L’expertise narrative

Lorsque j’analyse un manuscrit, mon souci est de trouver de quelle manière il peut être rehaussé. Comment puis-je aider l’auteur à donner davantage d’impact émotionnel à ce qu’il veut raconter ?

Pour cela, j’ai à ma disposition de nombreux outils issus de mon expérience pédagogique et littéraire, de l’analyse de romans et des méthodologies du creative writing.

Loin du livre de recettes, ces outils sont mobilisables pour réparer, bonifier, densifier, affiner la singularité de chaque récit. Ils permettent de questionner les trois couches d’une fiction littéraire.

La couche inférieure : histoire et personnages

La structure de l’histoire est la véritable fondation émotionnelle du récit. Sa qualité tient notamment à la tension créée entre ce que désirent vraiment les personnages et ce qu’ils sont obligés de faire.
L’histoire se manifeste par une voix narrative, des personnages mis en scène et une écriture précise. Autrement dit, elle ne tire sa pleine puissance que de son invisibilité. Une histoire peut être jugée comme ratée lorsqu’elle apparaît trop logique, déjà vue, prévisible ; lorsqu’elle apparaît tout court.
Mais sans fondations solides, sans moteur dramatique, un récit, aussi singulièrement écrit soit-il, ne pourra produire pleinement son effet émotionnel.
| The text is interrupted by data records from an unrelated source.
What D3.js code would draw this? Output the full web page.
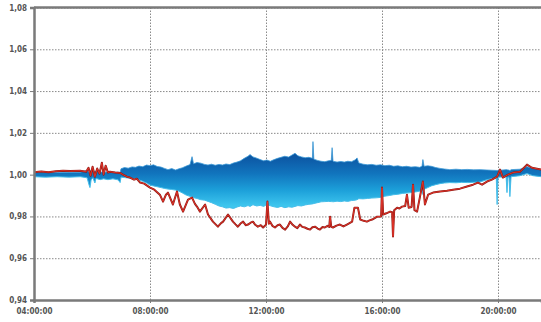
<!DOCTYPE html>
<html>
<head>
<meta charset="utf-8">
<script src="https://cdn.jsdelivr.net/npm/d3@7/dist/d3.min.js"></script>
<style>
html,body{margin:0;padding:0;background:#fff;}
svg{display:block;}
text{font-family:"DejaVu Sans Condensed","Liberation Sans Narrow","DejaVu Sans",sans-serif;font-weight:bold;}
</style>
</head>
<body>
<svg id="chart" width="541" height="322"></svg>
<script>
// ---- data (time in decimal hours) ----
const xTickValues = [4, 8, 12, 16, 20];
const xTickLabels = ["04:00:00", "08:00:00", "12:00:00", "16:00:00", "20:00:00"];
const yTickValues = [0.94, 0.96, 0.98, 1.00, 1.02, 1.04, 1.06, 1.08];
const yTickLabels = ["0,94", "0,96", "0,98", "1,00", "1,02", "1,04", "1,06", "1,08"];

const blueTimes = [4.00,4.40,4.80,5.20,5.60,5.83,5.90,5.93,5.97,6.03,6.10,6.14,6.28,6.40,6.55,6.72,6.90,6.97,
  7.00,7.12,7.25,7.38,7.50,7.62,7.75,7.88,8.00,8.12,8.25,8.38,8.50,8.62,8.75,8.88,9.00,9.12,9.25,9.38,9.45,9.50,9.62,9.75,9.88,
  10.00,10.12,10.25,10.38,10.50,10.62,10.75,10.88,11.00,11.12,11.25,11.38,11.45,11.55,11.68,11.80,11.92,
  12.03,12.15,12.28,12.40,12.52,12.65,12.78,12.90,13.00,13.10,13.22,13.35,13.48,13.60,13.62,13.65,13.78,13.90,
  14.03,14.15,14.25,14.28,14.31,14.45,14.58,14.70,14.82,14.95,15.08,15.14,15.20,15.35,15.50,15.65,15.80,15.95,
  16.10,16.25,16.40,16.55,16.70,16.85,17.00,17.15,17.30,17.38,17.41,17.45,17.58,17.70,17.85,
  18.00,18.15,18.34,18.55,18.75,18.95,19.15,19.38,19.62,19.94,19.97,20.00,20.28,20.31,20.34,20.38,20.41,20.45,20.76,21.00,21.20,21.50];
const blueUpper = [1.0010,1.0012,1.0010,1.0012,1.0012,1.0020,1.0010,1.0010,1.0024,1.0024,1.0014,1.0019,1.0014,1.0010,1.0014,1.0010,1.0012,1.0010,
  1.0028,1.0034,1.0031,1.0037,1.0035,1.0041,1.0038,1.0046,1.0043,1.0047,1.0039,1.0036,1.0030,1.0024,1.0029,1.0022,1.0028,1.0033,1.0041,1.0048,1.0086,1.0052,1.0058,1.0055,1.0049,
  1.0046,1.0050,1.0045,1.0049,1.0046,1.0051,1.0048,1.0056,1.0060,1.0066,1.0078,1.0088,1.0096,1.0085,1.0079,1.0072,1.0066,
  1.0070,1.0064,1.0072,1.0078,1.0083,1.0088,1.0084,1.0094,1.0102,1.0090,1.0085,1.0081,1.0083,1.0078,1.0158,1.0074,1.0068,1.0064,
  1.0062,1.0066,1.0068,1.0129,1.0064,1.0060,1.0063,1.0060,1.0064,1.0062,1.0071,1.0080,1.0056,1.0050,1.0047,1.0049,1.0045,1.0047,
  1.0043,1.0045,1.0040,1.0042,1.0038,1.0040,1.0036,1.0038,1.0035,1.0040,1.0072,1.0040,1.0042,1.0040,1.0034,
  1.0030,1.0027,1.0024,1.0026,1.0024,1.0025,1.0023,1.0024,1.0022,1.0020,1.0020,1.0020,1.0024,1.0024,1.0022,1.0022,1.0019,1.0024,1.0026,1.0038,1.0030,1.0024];
const blueLower = [0.9990,0.9988,0.9990,0.9988,0.9990,0.9985,0.9950,0.9938,0.9975,0.9985,0.9960,0.9982,0.9976,0.9980,0.9976,0.9980,0.9975,0.9962,
  0.9988,0.9986,0.9984,0.9982,0.9979,0.9975,0.9968,0.9960,0.9950,0.9946,0.9942,0.9938,0.9934,0.9931,0.9929,0.9926,0.9921,0.9912,0.9902,0.9896,0.9893,0.9890,0.9886,0.9880,0.9878,
  0.9872,0.9866,0.9858,0.9850,0.9846,0.9840,0.9842,0.9838,0.9845,0.9850,0.9846,0.9852,0.9848,0.9856,0.9850,0.9853,0.9848,
  0.9857,0.9851,0.9846,0.9843,0.9848,0.9842,0.9846,0.9844,0.9848,0.9852,0.9850,0.9855,0.9858,0.9860,0.9860,0.9862,0.9866,0.9870,
  0.9871,0.9872,0.9871,0.9871,0.9870,0.9873,0.9871,0.9874,0.9872,0.9876,0.9878,0.9880,0.9885,0.9884,0.9886,0.9888,0.9889,0.9891,
  0.9897,0.9900,0.9904,0.9906,0.9910,0.9912,0.9914,0.9917,0.9921,0.9925,0.9905,0.9930,0.9938,0.9946,0.9952,
  0.9957,0.9960,0.9962,0.9961,0.9963,0.9962,0.9963,0.9965,0.9976,0.9985,0.9857,0.9988,0.9990,0.9914,0.9988,0.9988,0.9895,0.9990,0.9995,1.0005,0.9995,0.9990];

const redTimes = [4.00,4.25,4.50,4.75,5.00,5.25,5.59,5.80,5.88,5.95,6.02,6.10,6.18,6.26,6.34,6.40,6.47,6.55,6.62,6.80,6.97,7.07,7.20,7.31,7.45,7.55,7.66,7.80,8.00,8.15,8.34,8.45,8.55,8.62,8.72,8.79,8.93,9.03,9.14,9.31,9.45,9.55,9.62,9.72,9.90,10.00,10.17,10.34,10.45,10.52,10.69,10.86,10.95,11.03,11.12,11.21,11.30,11.38,11.47,11.55,11.63,11.72,11.82,11.90,12.00,12.05,12.10,12.14,12.22,12.31,12.40,12.48,12.57,12.66,12.75,12.83,12.92,13.00,13.08,13.17,13.25,13.34,13.43,13.52,13.60,13.69,13.78,13.86,13.95,14.03,14.12,14.18,14.21,14.25,14.31,14.43,14.55,14.67,14.79,14.88,14.97,15.05,15.17,15.25,15.37,15.48,15.57,15.66,15.75,15.83,15.97,16.00,16.04,16.15,16.28,16.35,16.38,16.42,16.52,16.60,16.69,16.80,16.86,16.92,17.02,17.07,17.12,17.21,17.31,17.41,17.48,17.59,17.76,18.00,18.24,18.45,18.69,18.93,19.14,19.31,19.45,19.62,19.79,19.97,20.07,20.17,20.34,20.52,20.76,21.00,21.17,21.50];
const redValues = [1.0012,1.0015,1.0012,1.0016,1.0019,1.0017,1.0019,1.0014,1.0033,0.9995,1.0038,0.9990,1.0029,1.0005,1.0057,1.0000,1.0043,1.0010,1.0014,1.0010,1.0008,1.0000,0.9990,0.9986,0.9976,0.9980,0.9962,0.9957,0.9938,0.9928,0.9904,0.9871,0.9904,0.9914,0.9880,0.9857,0.9919,0.9857,0.9823,0.9880,0.9890,0.9860,0.9847,0.9823,0.9857,0.9809,0.9775,0.9751,0.9768,0.9775,0.9809,0.9775,0.9762,0.9751,0.9766,0.9775,0.9758,0.9761,0.9770,0.9775,0.9760,0.9751,0.9758,0.9747,0.9760,0.9871,0.9765,0.9775,0.9755,0.9747,0.9758,0.9761,0.9745,0.9737,0.9752,0.9775,0.9760,0.9751,0.9744,0.9761,0.9750,0.9747,0.9741,0.9737,0.9748,0.9751,0.9742,0.9737,0.9749,0.9747,0.9755,0.9750,0.9799,0.9750,0.9747,0.9756,0.9761,0.9752,0.9761,0.9768,0.9775,0.9842,0.9842,0.9785,0.9779,0.9775,0.9781,0.9785,0.9792,0.9799,0.9800,0.9938,0.9809,0.9815,0.9823,0.9820,0.9704,0.9830,0.9842,0.9838,0.9847,0.9850,0.9904,0.9842,0.9845,0.9952,0.9830,0.9823,0.9895,0.9967,0.9857,0.9904,0.9914,0.9919,0.9923,0.9928,0.9933,0.9943,0.9952,0.9962,0.9952,0.9967,0.9976,0.9990,1.0024,0.9986,1.0000,1.0010,1.0014,1.0048,1.0033,1.0024];

// ---- layout ----
const svg = d3.select("#chart");
const pLeft = 34, pRight = 541.5, pTop = 7.5, pBottom = 300;
const x = d3.scaleLinear().domain([4, 21.5]).range([pLeft, pRight]);
const y = d3.scaleLinear().domain([0.94, 1.08]).range([pBottom, pTop]);

const defs = svg.append("defs");
defs.append("clipPath").attr("id", "plotclip").append("rect")
  .attr("x", pLeft).attr("y", pTop).attr("width", pRight - pLeft).attr("height", pBottom - pTop);
const grad = defs.append("linearGradient").attr("id", "bandgrad")
  .attr("gradientUnits", "userSpaceOnUse")
  .attr("x1", 0).attr("x2", 0).attr("y1", y(1.009)).attr("y2", y(0.985));
grad.append("stop").attr("offset", "0%").attr("stop-color", "#0c55a2");
grad.append("stop").attr("offset", "35%").attr("stop-color", "#1174bd");
grad.append("stop").attr("offset", "68%").attr("stop-color", "#1c9fd9");
grad.append("stop").attr("offset", "100%").attr("stop-color", "#3ec6ee");

// gridlines
const gridY = svg.append("g").attr("transform", `translate(${pLeft},0)`)
  .call(d3.axisLeft(y).tickValues(yTickValues).tickSize(-(pRight - pLeft)).tickFormat(""));
gridY.select(".domain").remove();
gridY.selectAll("line").attr("stroke", "#8a8a8a").attr("stroke-width", 1).attr("stroke-dasharray", "1.5,1.5");

const gridX = svg.append("g").attr("transform", `translate(0,${pBottom})`)
  .call(d3.axisBottom(x).tickValues(xTickValues).tickSize(-(pBottom - pTop)).tickFormat(""));
gridX.select(".domain").remove();
gridX.selectAll("line").attr("stroke", "#8a8a8a").attr("stroke-width", 1).attr("stroke-dasharray", "1.5,1.5");

// data
const plot = svg.append("g").attr("clip-path", "url(#plotclip)");
const blueData = blueTimes.map((t, i) => ({t, u: blueUpper[i], l: blueLower[i]}));
const redData = redTimes.map((t, i) => ({t, v: redValues[i]}));

plot.append("path").datum(blueData)
  .attr("d", d3.area().x(d => x(d.t)).y0(d => y(d.l)).y1(d => y(d.u)))
  .attr("fill", "url(#bandgrad)");
plot.append("path").datum(blueData)
  .attr("d", d3.line().x(d => x(d.t)).y(d => y(d.l)))
  .attr("fill", "none").attr("stroke", "#45bde9").attr("stroke-width", 1);
plot.append("path").datum(blueData)
  .attr("d", d3.line().x(d => x(d.t)).y(d => y(d.u)))
  .attr("fill", "none").attr("stroke", "#3a98d6").attr("stroke-width", 0.8);

plot.append("path").datum(redData)
  .attr("d", d3.line().x(d => x(d.t)).y(d => y(d.v)))
  .attr("fill", "none").attr("stroke", "#8e1b16").attr("stroke-width", 2).attr("stroke-linejoin", "round");
plot.append("path").datum(redData)
  .attr("d", d3.line().x(d => x(d.t)).y(d => y(d.v)))
  .attr("fill", "none").attr("stroke", "#e8352a").attr("stroke-width", 0.9).attr("stroke-linejoin", "round");

// axes
const axisColor = "#7a7a7a";
const yAxis = svg.append("g").attr("transform", `translate(${pLeft},0)`)
  .call(d3.axisLeft(y).tickValues(yTickValues).tickSize(4).tickPadding(3)
    .tickFormat((d, i) => yTickLabels[i]));
yAxis.select(".domain").attr("stroke", axisColor).attr("stroke-width", 2.5);
yAxis.selectAll("line").attr("stroke", axisColor).attr("stroke-width", 1);
yAxis.selectAll("text").attr("fill", "#555").style("font-size", "8px");

const xAxis = svg.append("g").attr("transform", `translate(0,${pBottom})`)
  .call(d3.axisBottom(x).tickValues(xTickValues).tickSize(3).tickPadding(5)
    .tickFormat((d, i) => xTickLabels[i]));
xAxis.select(".domain").attr("stroke", axisColor).attr("stroke-width", 2.5);
xAxis.selectAll("line").attr("stroke", axisColor).attr("stroke-width", 1);
xAxis.selectAll("text").attr("fill", "#555").style("font-size", "8px");

// top border
svg.append("line").attr("x1", pLeft).attr("x2", pRight).attr("y1", pTop).attr("y2", pTop)
  .attr("stroke", axisColor).attr("stroke-width", 2.5);
</script>
</body>
</html>
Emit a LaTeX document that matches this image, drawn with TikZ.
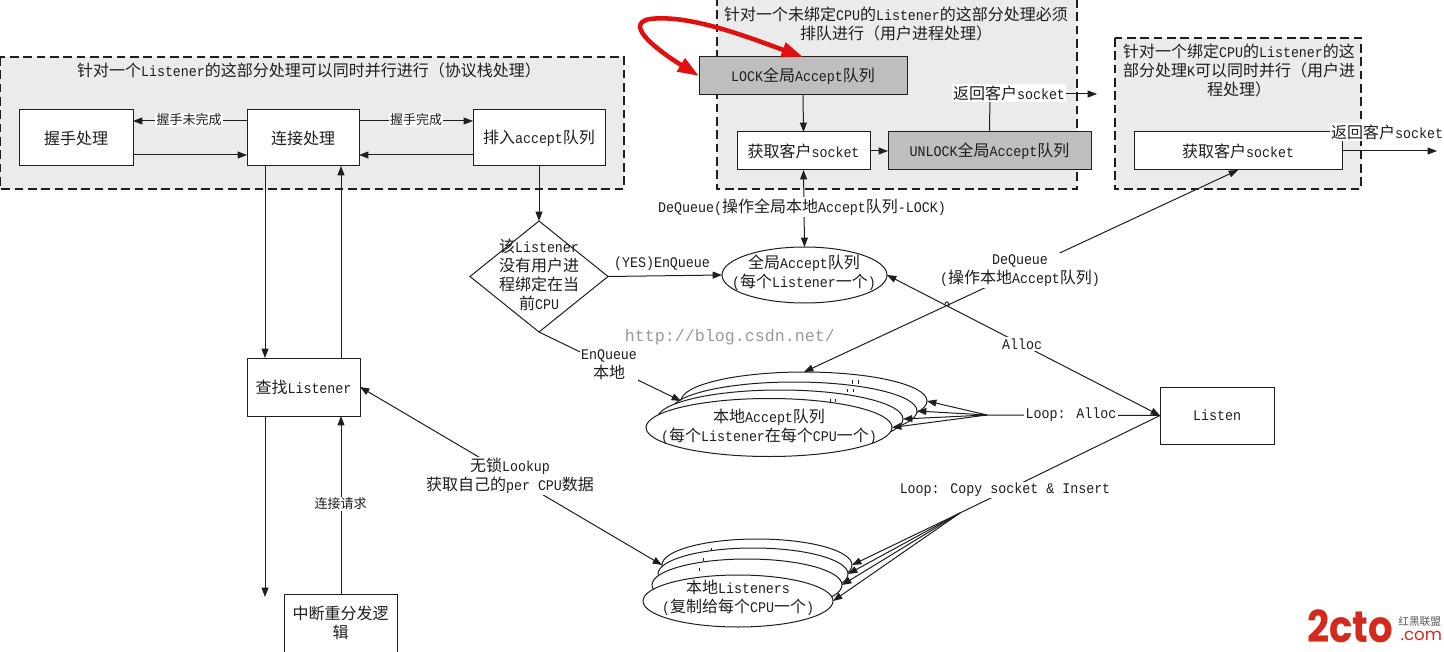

L’analyse et le retravail de la couche inférieure portent sur :

le protagoniste, son problème, sa caractérisation, son conflit interne et sa trajectoire ; le type de récit envisagé (genre ou histoires archétypales) ; la gradation et la complexité de l’antagonisme ; la pertinence des péripéties ; la spécificité du monde de l’histoire ; l’évolution des relations entre personnages ; l’équilibre entre les différents actes ; la structure émotionnelle sous-jacente ; la problématique humaine/sociétale du récit.

La couche intermédiaire : les dispositifs narratifs

En littérature, l’histoire n’existe pas en soi. C’est une histoire racontée.
Par qui et comment ? voilà les deux choix cruciaux que doit faire l’auteur. Mais le choix du narrateur (ou du point de vue) ne se limite pas à la question de la « voix ». Il influence également le rythme du récit, la sélection des situations, la gestion de l’information.
Là encore, il n’existe pas de « recette ». Toute narration comporte ses avantages et ses limites. Ce que l’on sait, c’est qu’une scène (un moment développé en temps réel) investit davantage les lecteurs qu’un résumé : c’est le fameux show don’t tell. Encore faut-il que la situation choisie soit judicieuse et riche.
Une fois engagé dans un type de narration, il faut exploiter au maximum ses spécificités.

L’analyse et le retravail de la couche intermédiaire portent sur :

le choix, la tenue et la pertinence du point de vue/narrateur ; le rythme du récit (mise en scène ou résumé, ellipses, phases d’accélération ou de décélération) ; la densification des situations et des cadres spatio-temporels ; la création d’une tension dramatique ; la gestion de l’information (suspense, mystère(s), surplomb, passé du personnage) ; le « montage ».

La couche supérieure : le style

Lorsque l’on veut raconter, le style est mis au service de l’histoire, c’est-à-dire qu’il montre et décrit de manière dynamique et précise les lieux, personnages, situations, sentiments, relations. Le but du « phrasé » est de donner vie à la singularité des personnages, de créer un rêve éveillé.
Le style est lié de manière étroite au type de narration qui a été choisi et à la manière « naturelle » qu’a un auteur de raconter. L’objectif du style narratif n’est pas tant d’être joli ou original que d’être clair, dynamique, fluide et spécifique. Bien souvent, lorsque ces quatre qualités sont réunies, on parle de  « belle plume ».

L’analyse et le retravail de la couche supérieure portent sur :

les voix des personnages et/ou du narrateur ; la description ; le dialogue ; la cohérence des paragraphes ; la dynamique et la variation des phrases ; l’ordre des actions et des informations ; la pensée du personnage ; le vocabulaire précis et spécifique ; les champs lexicaux ; les figures de style ; les détails significatifs.

Bien entendu, cette division peut paraître artificielle. Elle l’est en partie, ces trois couches se tissant ensemble pour ne former qu’un seul et même récit. Un roman n’est pas une superposition de sédiments, mais bien le résultat d’un travail complexe, un travail de va-et-vient qui doit paraître, in fine, naturel. Mais que d’artifices pour y parvenir !

Cette manière d’analyser permet de se dégager de la vague intuition que quelque chose ne fonctionne pas dans ce roman. Elle a surtout le mérite de détecter de manière fine les insuffisances d’un manuscrit, de réparer quand ça fonctionne partiellement, de sublimer lorsque le récit est déjà maîtrisé.